[Begin Given information]
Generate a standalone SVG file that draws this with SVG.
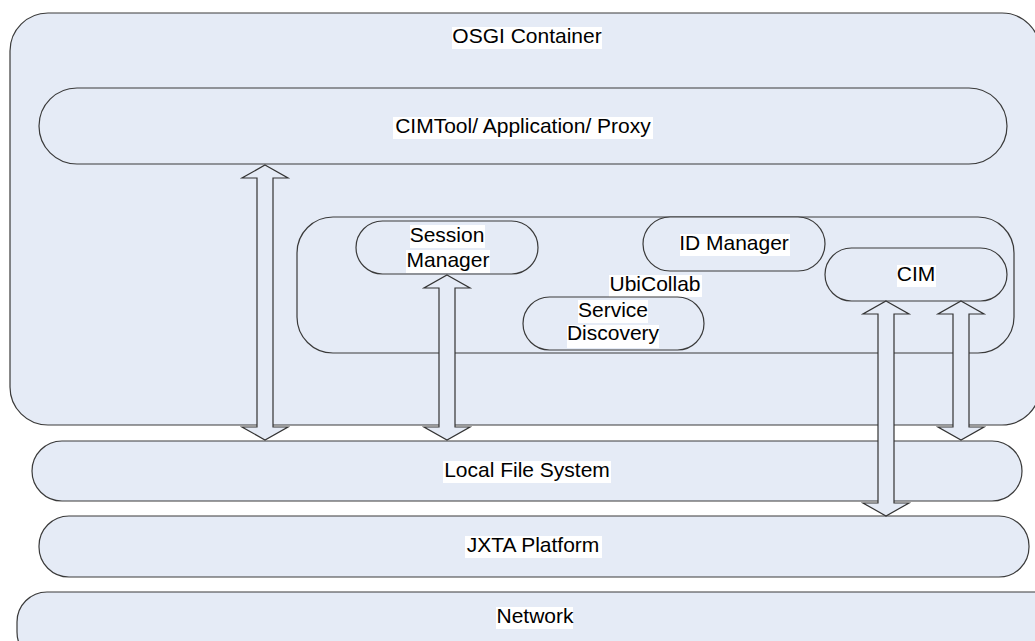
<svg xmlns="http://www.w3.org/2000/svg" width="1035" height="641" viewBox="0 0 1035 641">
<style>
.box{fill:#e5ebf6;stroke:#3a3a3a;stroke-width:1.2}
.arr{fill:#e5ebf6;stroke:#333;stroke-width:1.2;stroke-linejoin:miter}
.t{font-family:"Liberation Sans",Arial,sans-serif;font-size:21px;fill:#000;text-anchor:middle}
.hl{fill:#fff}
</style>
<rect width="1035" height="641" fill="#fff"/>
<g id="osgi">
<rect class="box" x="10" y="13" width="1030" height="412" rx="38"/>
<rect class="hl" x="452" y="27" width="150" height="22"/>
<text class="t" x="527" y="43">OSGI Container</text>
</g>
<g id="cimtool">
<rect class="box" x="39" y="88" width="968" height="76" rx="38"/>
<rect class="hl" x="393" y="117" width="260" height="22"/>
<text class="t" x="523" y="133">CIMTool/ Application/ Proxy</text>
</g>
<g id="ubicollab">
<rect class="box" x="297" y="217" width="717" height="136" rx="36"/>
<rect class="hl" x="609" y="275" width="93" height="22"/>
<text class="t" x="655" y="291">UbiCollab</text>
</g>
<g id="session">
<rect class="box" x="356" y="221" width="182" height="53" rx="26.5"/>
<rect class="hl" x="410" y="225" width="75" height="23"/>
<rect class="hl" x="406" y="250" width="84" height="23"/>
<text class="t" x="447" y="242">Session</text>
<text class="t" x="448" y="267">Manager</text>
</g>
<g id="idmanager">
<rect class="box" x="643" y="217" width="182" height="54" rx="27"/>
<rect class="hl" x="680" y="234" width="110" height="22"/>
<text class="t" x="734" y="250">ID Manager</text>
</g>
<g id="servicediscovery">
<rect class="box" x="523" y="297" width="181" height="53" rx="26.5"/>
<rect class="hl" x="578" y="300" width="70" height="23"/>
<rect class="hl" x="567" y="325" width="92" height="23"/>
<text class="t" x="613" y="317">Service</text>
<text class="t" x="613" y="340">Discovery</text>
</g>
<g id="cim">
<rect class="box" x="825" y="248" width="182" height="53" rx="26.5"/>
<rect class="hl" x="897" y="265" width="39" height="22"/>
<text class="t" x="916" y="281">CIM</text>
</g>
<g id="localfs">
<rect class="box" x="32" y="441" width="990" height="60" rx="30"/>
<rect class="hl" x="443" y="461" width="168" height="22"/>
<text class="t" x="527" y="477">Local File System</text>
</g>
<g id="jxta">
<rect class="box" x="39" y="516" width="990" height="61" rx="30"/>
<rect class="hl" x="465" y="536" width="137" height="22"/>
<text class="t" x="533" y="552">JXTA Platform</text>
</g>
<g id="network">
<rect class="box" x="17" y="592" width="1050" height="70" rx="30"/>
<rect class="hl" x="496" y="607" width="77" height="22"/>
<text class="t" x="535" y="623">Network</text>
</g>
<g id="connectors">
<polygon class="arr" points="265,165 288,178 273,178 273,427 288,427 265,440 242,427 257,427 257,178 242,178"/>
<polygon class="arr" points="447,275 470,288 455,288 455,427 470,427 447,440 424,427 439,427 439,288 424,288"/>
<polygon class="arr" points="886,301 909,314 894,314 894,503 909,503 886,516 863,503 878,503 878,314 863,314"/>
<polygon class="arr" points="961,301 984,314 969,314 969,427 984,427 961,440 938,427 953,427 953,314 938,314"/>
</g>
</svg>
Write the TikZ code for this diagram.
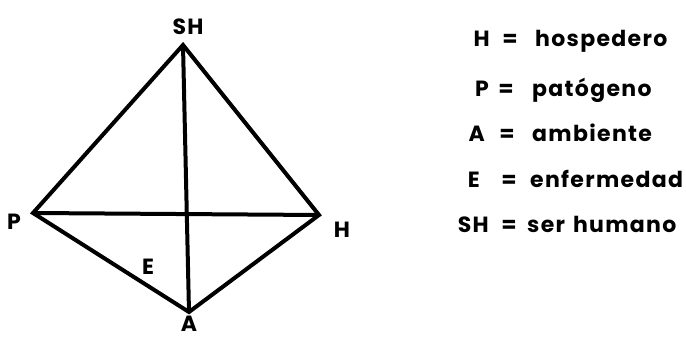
[End Given information]
▶ _Work required_
Pictures in the records above should not be copied. Repeat everything else exactly.

▶ _Written solution_
Generate a standalone SVG file that draws this with SVG.
<svg xmlns="http://www.w3.org/2000/svg" width="1035" height="641" viewBox="0 0 1035 641">
<style>
.box{fill:#e5ebf6;stroke:#3a3a3a;stroke-width:1.2}
.arr{fill:#e5ebf6;stroke:#333;stroke-width:1.2;stroke-linejoin:miter}
.t{font-family:"Liberation Sans",Arial,sans-serif;font-size:21px;fill:#000;text-anchor:middle}
.hl{fill:#fff}
</style>
<rect width="1035" height="641" fill="#fff"/>
<g id="osgi">
<rect class="box" x="10" y="13" width="1030" height="412" rx="38"/>
<rect class="hl" x="452" y="27" width="150" height="22"/>
<text class="t" x="527" y="43">OSGI Container</text>
</g>
<g id="cimtool">
<rect class="box" x="39" y="88" width="968" height="76" rx="38"/>
<rect class="hl" x="393" y="117" width="260" height="22"/>
<text class="t" x="523" y="133">CIMTool/ Application/ Proxy</text>
</g>
<g id="ubicollab">
<rect class="box" x="297" y="217" width="717" height="136" rx="36"/>
<rect class="hl" x="609" y="275" width="93" height="22"/>
<text class="t" x="655" y="291">UbiCollab</text>
</g>
<g id="session">
<rect class="box" x="356" y="221" width="182" height="53" rx="26.5"/>
<rect class="hl" x="410" y="225" width="75" height="23"/>
<rect class="hl" x="406" y="250" width="84" height="23"/>
<text class="t" x="447" y="242">Session</text>
<text class="t" x="448" y="267">Manager</text>
</g>
<g id="idmanager">
<rect class="box" x="643" y="217" width="182" height="54" rx="27"/>
<rect class="hl" x="680" y="234" width="110" height="22"/>
<text class="t" x="734" y="250">ID Manager</text>
</g>
<g id="servicediscovery">
<rect class="box" x="523" y="297" width="181" height="53" rx="26.5"/>
<rect class="hl" x="578" y="300" width="70" height="23"/>
<rect class="hl" x="567" y="325" width="92" height="23"/>
<text class="t" x="613" y="317">Service</text>
<text class="t" x="613" y="340">Discovery</text>
</g>
<g id="cim">
<rect class="box" x="825" y="248" width="182" height="53" rx="26.5"/>
<rect class="hl" x="897" y="265" width="39" height="22"/>
<text class="t" x="916" y="281">CIM</text>
</g>
<g id="localfs">
<rect class="box" x="32" y="441" width="990" height="60" rx="30"/>
<rect class="hl" x="443" y="461" width="168" height="22"/>
<text class="t" x="527" y="477">Local File System</text>
</g>
<g id="jxta">
<rect class="box" x="39" y="516" width="990" height="61" rx="30"/>
<rect class="hl" x="465" y="536" width="137" height="22"/>
<text class="t" x="533" y="552">JXTA Platform</text>
</g>
<g id="network">
<rect class="box" x="17" y="592" width="1050" height="70" rx="30"/>
<rect class="hl" x="496" y="607" width="77" height="22"/>
<text class="t" x="535" y="623">Network</text>
</g>
<g id="connectors">
<polygon class="arr" points="265,165 288,178 273,178 273,427 288,427 265,440 242,427 257,427 257,178 242,178"/>
<polygon class="arr" points="447,275 470,288 455,288 455,427 470,427 447,440 424,427 439,427 439,288 424,288"/>
<polygon class="arr" points="886,301 909,314 894,314 894,503 909,503 886,516 863,503 878,503 878,314 863,314"/>
<polygon class="arr" points="961,301 984,314 969,314 969,427 984,427 961,440 938,427 953,427 953,314 938,314"/>
</g>
</svg>
Write the TikZ code for this diagram.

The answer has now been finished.